Jean-Paul Conoscente, P&C Chief Executive Officer (CEO) at SCOR, has said there “may not be as much remediation needed” at the upcoming April and mid-year renewals, when compared to the actions that were required during the January period.
SCOR saw an overall decline in estimated gross premium income (EGPI) of -12% for renewed business at the January 1st, 2023, reinsurance renewals, as the firm further reduced its exposure to natural catastrophe risks, and looked to optimise capital allocation by line and client.
But as the reinsurer now turns towards the later renewal periods this year, its management sees more opportunity for growth and portfolio improvement beyond withdrawing from unattractive business.
Speaking on a recent call to discuss SCOR’s P&C renewals, Conoscente said that leaders “do see opportunities to further improve the risk-return profile of the portfolio” at the April, June and July renewals.
However, he also noted that, compared to the January renewals, which are very heavily focused on Europe, the later renewals are focused on regions which already have gone through significant remediation actions last year.
“And so, we think that the market cycle will continue as it has in January, and therefore there’ll be interesting opportunities for us to continue to improve the portfolio,” Conoscente explained.
“The portfolios that come up for renewal for the rest of the year have already gone through significant remediation in the past,” he continued. “So, the market remains hard, in our view, for those renewals.
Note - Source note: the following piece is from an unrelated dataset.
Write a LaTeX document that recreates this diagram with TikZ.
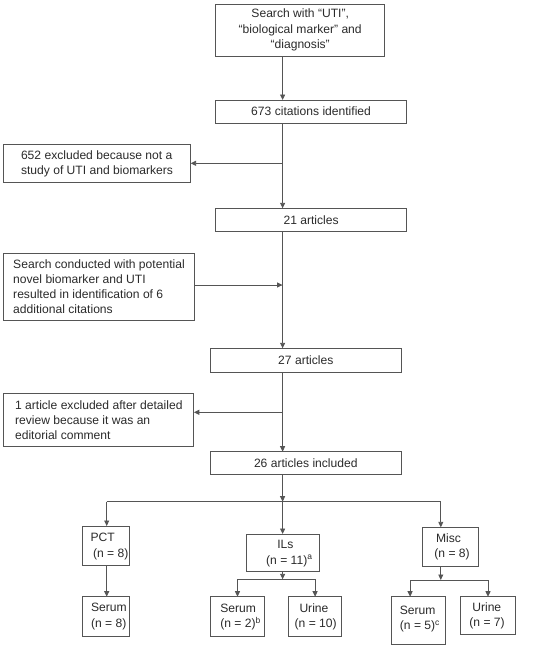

But we’ll have to see the extent to which terms continue to improve. We believe that there’s still opportunities for us to attract good opportunities, and there may not be as much remediation needed as there was on January 1st.”
SCOR’s decision to shrink in P&C lines at January was driven by a desire to improve the expected technical profitability and the risk-return profile of its portfolio, taking advantage of favourable reinsurance market conditions.
The reinsurer says that it has particularly focused on optimising the capital allocation by line and by client, as well as optimising the portfolio mix, in terms of risk diversification and the resilience of the technical result.
Also during the renewals, SCOR continued to grow in global lines, further reduced its exposure to natural catastrophe risks, strengthened profitable relationships with long-term clients, and reshaped its portfolio by cutting back in lines the most sensitive to both economic and social inflation.